Das Transitthema ist verfahren. Obwohl es oft nicht die kürzeste Strecke ist, wählen viele Frächter die Route über den Brenner durch Tirol. Knapp 2,5 Millionen Lkws donnerten laut Autobahnbetreiber Asfinag im vergangenen Jahr durch das Bundesland. Tirol wehrt sich seit Jahren mit eindämmenden Maßnahmen wie Fahrverboten und eben Blockabfertigungen, die nicht nur zu Staus in den Nachbarregionen, sondern regelmäßig auch zu politischen Verwerfungen führten.

Doch an diesem Mittwoch präsentierten sich die Landeschefs der betroffenen Regionen – Tirols Landeshauptmann Anton Mattle (ÖVP), der bayrische Ministerpräsident Markus Söder (CSU) und der Landeshauptmann Südtirols, Arno Kompatscher (SVP) – nach einem Gipfeltreffen in trautem Frieden und seltener Einigkeit.
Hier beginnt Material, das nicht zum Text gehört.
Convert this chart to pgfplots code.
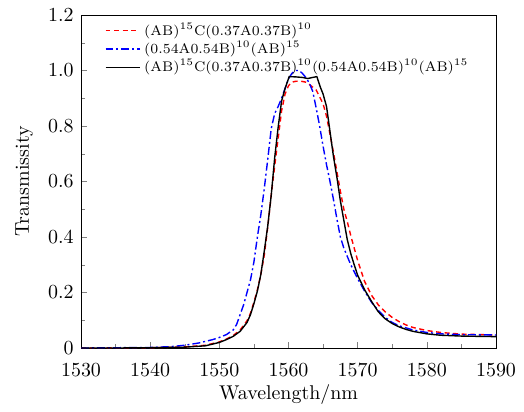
\documentclass[border=0pt]{standalone}
\usepackage{pgfplots}
\pgfplotsset{compat=1.18}
\begin{document}
\begin{tikzpicture}
\begin{axis}[
  scale only axis, width=207.5bp, height=166.5bp,
  xmin=1530, xmax=1590, ymin=0, ymax=1.2,
  xtick={1530,1540,...,1590}, minor x tick num=1,
  ytick={0,0.2,...,1.2}, yticklabels={0,0.2,0.4,0.6,0.8,1.0,1.2}, minor y tick num=1,
  tick align=inside, xtick pos=bottom, ytick pos=left,
  major tick length=3bp, minor tick length=1.8bp,
  xticklabel style={/pgf/number format/1000 sep={}, inner sep=0pt, anchor=north, yshift=-7.5bp},
  yticklabel style={inner sep=0pt, anchor=east, xshift=-3.5bp},
  xlabel={Wavelength/nm}, ylabel={Transmissity},
  xlabel style={at={(axis description cs:0.5,-0.14)}, anchor=center},
  ylabel style={at={(axis description cs:-0.137,0.5)}, anchor=center, rotate=0},
  legend style={at={(axis description cs:0.042,1.002)}, anchor=north west, draw=none, fill=none,
    font=\fontsize{7}{9}\selectfont, row sep=-2.5pt},
  legend cell align=left,
]
\addplot[red, line width=0.7pt, dash pattern=on 2.5pt off 1.8pt] coordinates {
(1530,0) (1540,0.001) (1545,0.004) (1548,0.01) (1550,0.022) (1551,0.032) (1552,0.045) (1553,0.065)
(1554,0.098) (1554.5,0.125) (1555,0.165) (1555.5,0.21) (1556,0.265) (1556.5,0.335) (1557,0.435)
(1557.5,0.55) (1558,0.655) (1558.5,0.755) (1559,0.855) (1559.5,0.915) (1560,0.945) (1560.5,0.958)
(1561,0.961) (1561.7,0.962) (1562.5,0.958) (1563,0.95) (1563.5,0.94) (1564,0.93) (1564.5,0.905)
(1565,0.88) (1565.5,0.835) (1566,0.77) (1566.5,0.705) (1567,0.635) (1567.5,0.565) (1568,0.5)
(1568.5,0.455) (1569,0.405) (1569.5,0.36) (1570,0.315) (1571,0.24) (1572,0.19) (1573,0.155)
(1574,0.13) (1575,0.11) (1576,0.095) (1577,0.083) (1578,0.074) (1580,0.063) (1582,0.056)
(1585,0.05) (1590,0.047)
};
\addlegendentry{(AB)$^{15}$C(0.37A0.37B)$^{10}$}
\addplot[blue, line width=0.7pt, dash pattern=on 4pt off 1.5pt on 1pt off 1.5pt] coordinates {
(1530,0) (1540,0.002) (1543,0.005) (1545,0.01) (1547,0.018) (1549,0.03) (1550,0.038) (1551,0.048)
(1552,0.065) (1552.5,0.085) (1553,0.12) (1553.5,0.155) (1554,0.2) (1554.5,0.245) (1555,0.31)
(1555.5,0.4) (1556,0.48) (1556.5,0.575) (1557,0.68) (1557.5,0.79) (1558,0.845) (1558.5,0.87)
(1559,0.9) (1559.5,0.935) (1560,0.97) (1560.5,0.99) (1561,1.0) (1561.5,1.0) (1562,0.99)
(1562.5,0.975) (1563,0.955) (1563.5,0.925) (1564,0.865) (1564.5,0.8) (1565,0.727) (1565.5,0.66)
(1566,0.6) (1566.5,0.535) (1567,0.465) (1567.5,0.4) (1568,0.36) (1568.5,0.33) (1569,0.3)
(1569.5,0.275) (1570,0.25) (1571,0.205) (1572,0.165) (1573,0.135) (1574,0.11) (1575,0.092)
(1576,0.08) (1578,0.065) (1580,0.056) (1582,0.051) (1585,0.048) (1590,0.047)
};
\addlegendentry{(0.54A0.54B)$^{10}$(AB)$^{15}$}
\addplot[black, line width=0.7pt] coordinates {
(1530,0) (1535,0) (1540,0.001) (1545,0.003) (1548,0.008) (1550,0.02) (1551,0.03) (1552,0.042)
(1553,0.06) (1554,0.092) (1554.5,0.12) (1555,0.16) (1555.5,0.205) (1556,0.265) (1556.5,0.35)
(1557,0.44) (1557.5,0.55) (1558,0.685) (1558.5,0.795) (1559,0.89) (1559.5,0.935) (1560.1,0.978)
(1561,0.977) (1562,0.975) (1562.8,0.971) (1563.3,0.974) (1564.1,0.978) (1564.6,0.94) (1565,0.915)
(1565.5,0.87) (1566,0.78) (1566.5,0.69) (1567,0.615) (1567.5,0.53) (1568,0.46) (1568.5,0.39)
(1569,0.34) (1569.5,0.3) (1570,0.262) (1571,0.21) (1572,0.168) (1573,0.13) (1574,0.105)
(1575,0.088) (1576,0.076) (1577,0.067) (1578,0.06) (1580,0.051) (1582,0.046) (1585,0.043)
(1590,0.041)
};
\addlegendentry{(AB)$^{15}$C(0.37A0.37B)$^{10}$(0.54A0.54B)$^{10}$(AB)$^{15}$}
\end{axis}
\path ([shift={(-40.5bp,-27.5bp)}]current axis.south west) rectangle ([shift={(14bp,7.5bp)}]current axis.north east);
\end{tikzpicture}
\end{document}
Sie lobten das "nachbarschaftliche Denken", frohlockten über einen "Neuanfang" und einen "massiven Anstoß" – ganz neue Töne in der gewöhnlich durch Drohgebärden dominierten Debatte.
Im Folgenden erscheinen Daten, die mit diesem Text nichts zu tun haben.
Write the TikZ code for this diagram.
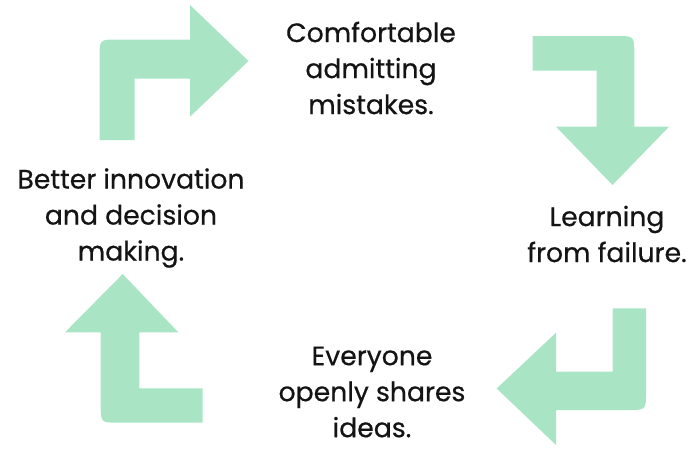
\documentclass[tikz,border=0pt]{standalone}
\usepackage{fontspec}
\setmainfont{Poppins}
\newfontfamily\stagefont{Poppins}[FakeBold=0.5]
\definecolor{arrowgreen}{HTML}{A9E5C5}
\definecolor{inkblack}{HTML}{141414}
\begin{document}
\begin{tikzpicture}[x=0.75pt,y=-0.75pt,
  bent/.style={fill=arrowgreen,draw=none},
  label/.style={align=center,inner sep=0pt,text=inkblack,
    font=\stagefont\fontsize{20}{27}\selectfont}]
\useasboundingbox (0,0) rectangle (695,450);
\def\r{18}
% top-left: up, then right
\fill[bent] (99.5,140) -- (99.5,39.5+\r) .. controls (99.5,39.5) .. (99.5+\r,39.5)
  -- (190,39.5) -- (190,5) -- (248.5,61) -- (190,116.7) -- (190,78.5)
  -- (134.5,78.5) -- (134.5,140) -- cycle;
% top-right: right, then down
\fill[bent] (532.7,36) -- (634.3-\r,36) .. controls (634.3,36) .. (634.3,36+\r)
  -- (634.3,126.7) -- (669,126.7) -- (612.5,185) -- (556,126.7)
  -- (596.7,126.7) -- (596.7,70.7) -- (532.7,70.7) -- cycle;
% bottom-right: down, then left
\fill[bent] (612.7,308.3) -- (646,308.3) -- (646,410-\r) .. controls (646,410) .. (646-\r,410)
  -- (556,410) -- (556,445) -- (496.7,388.5) -- (556,332.7)
  -- (556,371.7) -- (612.7,371.7) -- cycle;
% bottom-left: left, then up
\fill[bent] (122.7,274) -- (178.3,332.3) -- (139.3,332.3) -- (139.3,388.3)
  -- (202.7,388.3) -- (202.7,422.7) -- (100.7+\r,422.7) .. controls (100.7,422.7) .. (100.7,422.7-\r)
  -- (100.7,332.3) -- (65,332.3) -- cycle;
% the four stages
\node[label] (admit) at (371,68) {Comfortable\\admitting\\mistakes.};
\node[label] (learn) at (607,234) {Learning\\from failure.};
\node[label] (share) at (372,392) {Everyone\\openly shares\\ideas.};
\node[label] (innov) at (131,218) {Better innovation\\and decision\\making.};
\end{tikzpicture}
\end{document}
Signal nach jahrelanger Funkstille

Die Sache hat allerdings einen Haken, denn umsetzen können die Landeschefs besagtes gemeinsames digitales Verkehrsmanagement nicht, dies fällt in die Zuständigkeit der Nationalstaaten. Laut Expertinnen und Experten ist ein Staatsvertrag notwendig. Österreich signalisierte bereits Zustimmung – ob Deutschland und Italien nachziehen, ist indes ungewiss.

Erst kürzlich hatte Italiens Verkehrsminister Matteo Salvini (Lega) die EU-Kommission offiziell aufgefordert, ob der Fahrverbote und transiteinschränkenden Maßnahmen ein Vertragsverletzungsverfahren gegen Österreich einzuleiten. Rückenwind bekam er dabei von seinem deutschen Amtskollegen Volker Wissing (FDP).

Es gehe jetzt darum, "gestaltend und steuernd" einzugreifen, mahnte Tirols Landeshauptmann Mattle. Dafür brauche man die Nationalstaaten: "Wir können das nicht alleine stemmen." "Das ist ein Angebot für eine Lösung an die Nationalstaaten", schlug Söder in dieselbe Kerbe. Kompatscher nahm dann auch die EU-Kommission in die Pflicht. Sie solle eine "aktive Vermittlerrolle" einnehmen.

Ein gewohntes Bild am Brenner.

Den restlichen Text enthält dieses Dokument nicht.